[Été 2024]
Visualiser le passé
par Kelly Midori McCormick
[EXTRAIT]
L’exposition From Slander’s Brand a pour prémices l’impossibilité de représenter des événements historiques sous l’angle d’un rapport particulier et univoque à la réalité. Le titre, qui renvoie à Hérodote, le « père de l’Histoire » – et, pour certains, le « père des mensonges », demande aux spectateurs de s’interroger sur les prétentions à la vérité propres à celles et ceux qui écrivent l’histoire et sur la signification de la documentation et de la représentation du passé.
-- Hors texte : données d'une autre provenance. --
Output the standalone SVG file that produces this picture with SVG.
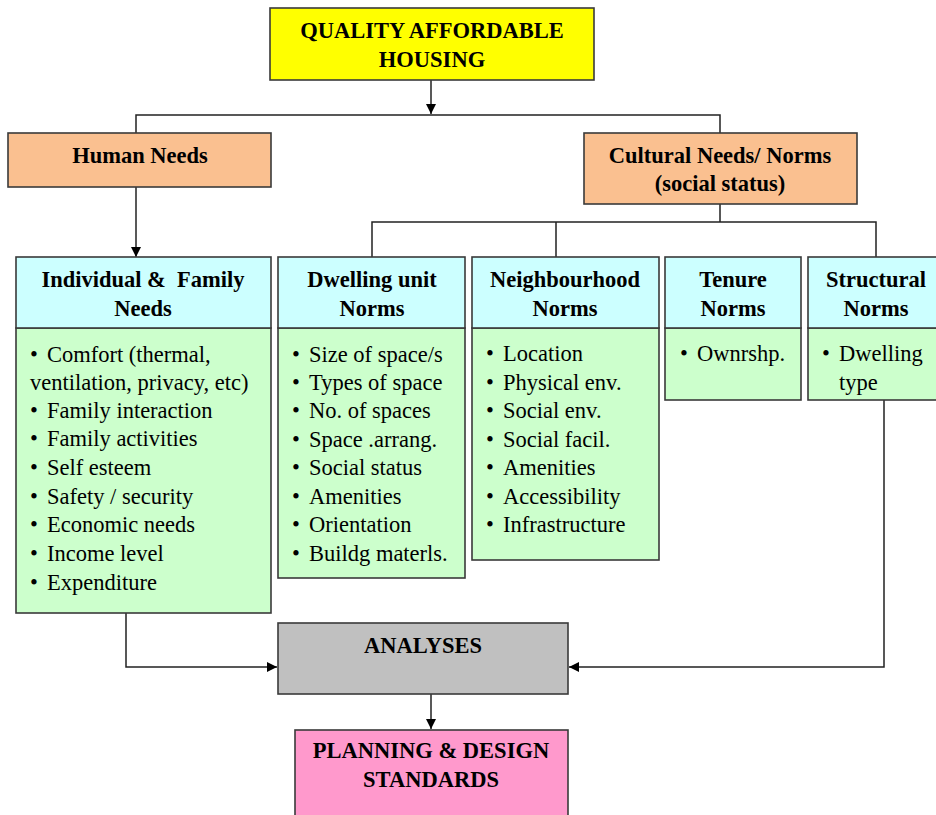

Au 5e siècle avant notre ère, quand Hérodote colligeait mythes, généalogies, descriptions géographiques et ethnographies pour en faire ce que nombre d’historiens voient comme la première histoire systématique au sens de la tradition occidentale, les légendes étaient perçues comme une forme de vérité. Ce n’est que relativement récemment (au 19e siècle), historiquement parlant, que les notions d’objectivité en lien avec l’écriture sur le passé vont se développer autour des idées de vérité tangible, impartiale. Et pourtant, chaque artiste dans cette exposition en fait la démonstration, le récit de type mythique est toujours solidement ancré dans les manières qu’ont les clans politiques d’écrire de nouvelles histoires, et il peut être un outil effectif dans les critiques attirant l’attention sur l’importance des cycles médiatiques. À travers des répertoires exhaustifs de production de nouvelles, des peintures-textes produites avec minutie et des relations intermédiatiques nouées en faisant appel à des photographies et des collections de livres, chaque artiste exemplifie à quel point allégories et fabrications sont toujours manifestes.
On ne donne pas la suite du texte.